In the name of God. Amen.
One of the main things that’s been racing through my mind again and again as we move toward Easter this year is the recognition that this is the first time we’ve made this spiritual pilgrimage together – I mean physically together – for three years. This will be my fifth time to journey through Lent, Palm Sunday, Holy Week, and Easter with you. But half of those times that have passed were spent in strange, even sometimes painful isolation.
One of the innovations of that time apart has been the display of Easter decorations that Michael dreamed up, and that we’ve used for celebratory times over the past two years – the candles rising up around the altar, pointing us toward the cross. The huge branches of forsythia that we would collect and arrange as Easter flowers. Even the way we were seated around the altar. All of those things were initially designed to try to take the Resurrection of Jesus Christ and portray it on a flat screen – in two dimensions.
We did it because we had to – it was all we had at the time, and we had to try to capture the glory of the moment in whatever way we could. But approaching this celebration now, from a new (old? renewed?) perspective, it occurs to me how sort of ridiculous that was – flattening the Resurrection.
We tried to stretch the drama as far as we could in our two dimensions, but the fact is, the Resurrection of Jesus Christ cannot be contained in two dimensions. It takes every dimension we have – left, right; up, down; forward and backward, in and out, living in the present with an eye to the future and an ear to the past.
I think we’ve always known that. But two Easters apart have taught us in as intimate a way as we could probably imagine, the value of our embodied selves. We can’t flatten the Resurrection and we can’t flatten our community. These are aspect of the Christian life that yearn to pop. They’re not just pursuits of the mind, but yearnings of the heart, strivings of the soul…

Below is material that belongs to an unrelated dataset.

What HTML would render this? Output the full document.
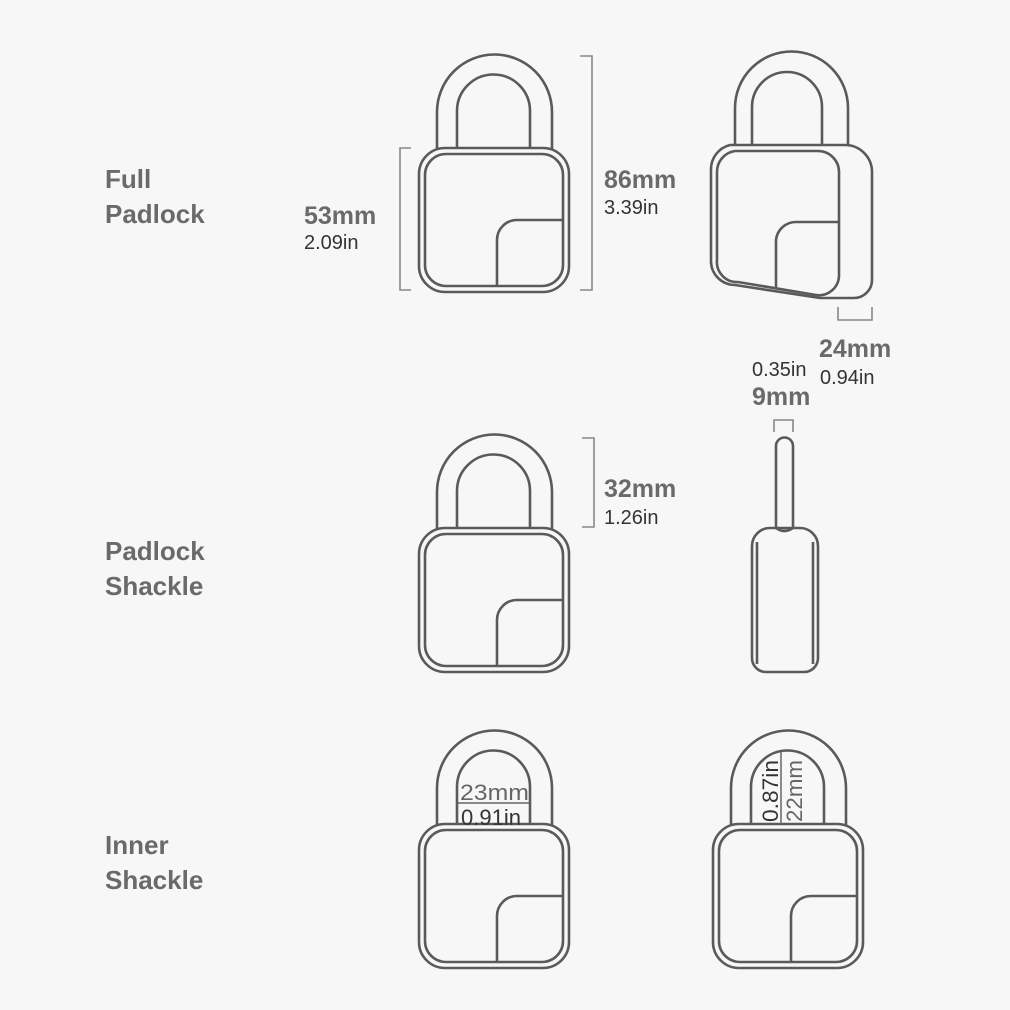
<!DOCTYPE html>
<html><head><style>
body{margin:0;background:#f7f7f7;}
svg{display:block}
.lbl{font-family:"Liberation Sans",sans-serif;font-weight:bold;fill:#6a6a6a;font-size:26px}
.mm{font-family:"Liberation Sans",sans-serif;font-weight:bold;fill:#6a6a6a;font-size:25px}
.in{font-family:"Liberation Sans",sans-serif;fill:#333;font-size:20px}
</style></head><body>
<svg width="1010" height="1010" viewBox="0 0 1010 1010" xmlns="http://www.w3.org/2000/svg">
<rect width="1010" height="1010" fill="#f7f7f7"/>
<defs>
<g id="lock" fill="none" stroke="#5a5a5a" stroke-width="2.6">
<path d="M437 150 V112 A57.5 57.5 0 0 1 552 112 V150"/>
<path d="M457 150 V111 A36.5 36.5 0 0 1 530 111 V150"/>
<rect x="419" y="148" width="150" height="144" rx="26" fill="#f7f7f7"/>
<rect x="425" y="154" width="138" height="132" rx="21"/>
<path d="M497 286 V240 A20 20 0 0 1 517 220 H563"/>
</g>
</defs>
<g class="lbl">
<text x="105" y="188">Full</text><text x="105" y="223">Padlock</text>
<text x="105" y="560">Padlock</text><text x="105" y="595">Shackle</text>
<text x="105" y="854">Inner</text><text x="105" y="889">Shackle</text>
</g>
<use href="#lock"/>
<use href="#lock" transform="translate(0,380)"/>
<use href="#lock" transform="translate(0,676)"/>
<use href="#lock" transform="translate(294,676)"/>
<g fill="none" stroke="#888" stroke-width="1.6">
<path d="M411 148 H400 V290 H411"/>
<path d="M580 56 H592 V290 H580"/>
<path d="M582 438 H594 V527 H582"/>
<path d="M838 307 V320 H872 V307"/>
<path d="M774 432 V420 H793 V432"/>
</g>
<text class="mm" x="304" y="224">53mm</text><text class="in" x="304" y="249">2.09in</text>
<text class="mm" x="604" y="188">86mm</text><text class="in" x="604" y="214">3.39in</text>
<text class="mm" x="604" y="497">32mm</text><text class="in" x="604" y="524">1.26in</text>
<text class="mm" x="819" y="357">24mm</text><text class="in" x="820" y="384">0.94in</text>
<text class="in" x="752" y="376">0.35in</text><text class="mm" x="752" y="405">9mm</text>
<g fill="none" stroke="#5a5a5a" stroke-width="2.6">
<path d="M735 147 V108 A56.5 56.5 0 0 1 848 108 V147"/>
<path d="M752 147 V107 A35 35 0 0 1 822 107 V147"/>
<path d="M730 145 H845 A27 27 0 0 1 872 172 V280 A18 18 0 0 1 854 298 H820 L735 285 A24 24 0 0 1 711 262 V170 A25 25 0 0 1 730 145 Z" fill="#f7f7f7"/>
<path d="M735 151 H818 A21 21 0 0 1 839 172 V276 A20 20 0 0 1 816 295 L738 282 A20 20 0 0 1 717 260 V172 A21 21 0 0 1 735 151 Z"/>
<path d="M776 288 V240 A20 20 0 0 1 796 222 H839"/>
</g>
<g fill="none" stroke="#5a5a5a" stroke-width="2.6">
<path d="M776 530 V446 A8.5 8.5 0 0 1 793 446 V530"/>
<path d="M772 528 H800 A18 18 0 0 1 818 546 V658 A14 14 0 0 1 804 672 H766 A14 14 0 0 1 752 658 V546 A18 18 0 0 1 770 528 Z" fill="#f7f7f7"/>
<path d="M776 528 Q784 534 793 528"/>
<path d="M757 542 V664"/><path d="M813 542 V664"/>
</g>
<line x1="458" y1="803" x2="529" y2="803" stroke="#666" stroke-width="1.5"/>
<text x="460" y="800" font-family="Liberation Sans,sans-serif" font-size="22" fill="#666" textLength="69" lengthAdjust="spacingAndGlyphs">23mm</text>
<text x="461" y="825" font-family="Liberation Sans,sans-serif" font-size="22" fill="#333" textLength="60" lengthAdjust="spacingAndGlyphs">0.91in</text>
<line x1="781" y1="752" x2="781" y2="824" stroke="#666" stroke-width="1.5"/>
<text transform="translate(778,822) rotate(-90)" font-family="Liberation Sans,sans-serif" font-size="22" fill="#333" textLength="62" lengthAdjust="spacingAndGlyphs">0.87in</text>
<text transform="translate(802,822) rotate(-90)" font-family="Liberation Sans,sans-serif" font-size="22" fill="#666" textLength="62" lengthAdjust="spacingAndGlyphs">22mm</text>
</svg>
</body></html>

This is part of the message that Jesus shares with us in the Gospel today: cling to what is fleeting; embrace it, appreciate it. When it’s gone, it’s gone.
I wonder how much our experience of the pandemic might have been different if we’d known that that applied to this part of our life. We all know, all too well, that flesh is fleeting, and that our time with our loved ones is precious. But I don’t know anyone who went into the pandemic thinking that the church was anything but a stable fixture that couldn’t be moved – whether they took advantage of it or not. I don’t know anyone who didn’t trust that the rhythm of church being available for the taking on Sunday morning would continue forever. Even in places where there were (and are) legitimate fears that a particular community might not survive, there was never a fear that church would just stop being available in the ways we’ve come to expect and rely on.
And then that day came. We shut the doors and tried to flatten our expressions of our inherently multi-dimensional faith.
Of course, this isn’t meant to diminish in any way our online ministry. It was valuable to us all when it was all we had, and it’s still valuable to a lot of people – people that are every bit as much a part of St. David’s as anyone sitting in this room. But I would bet that even for those of you who still primarily experience the church through our livestream – I would bet that you also recognize that there’s something different now that we have more multi-dimensional humans physically gathered together. We’re not so flat as a community. I would bet that this reality enriches our online ministry, too.
Jesus isn’t telling us to forget the needs of the poor (or any other group of oppressed or suffering people) – just like our physical gatherings can’t lead us to forget the needs of our online ministry. But he did realize that our focus, at least at that time, needed to be on what was fleeting. And that we would regret it if we missed this opportunity. He would only be around for a while. Seize the day.
I wonder how much our experience of pandemic might have been different if we’d known in advance that we’d be losing something that once seemed so immovable.
And I wonder how knowing now what we didn’t know then will change us going forward. What will we cling to? What will we let go of? What were we clinging to that, in our experience of the past couple of years, now seems less important. What was snapped from our clenched fingertips that now we’re trying to reclaim?
I suspect that a lot of the earlier days of living into a Resurrection reality were spent focusing on questions like this. What is true now?
Jesus was pointing the way before he left. Value the relationships. Respect the embodiment of the community. It’s good to feel stable, but remember that the world can shift in a radically different direction without us expecting it. Identify what means the most and appreciate it while you have it.
I’m glad we’re together again. I know more now how important that really is than I did back then. And I’m eager to see who we are now – who our experience has made us to be… What new dimensions have been revealed… Amen.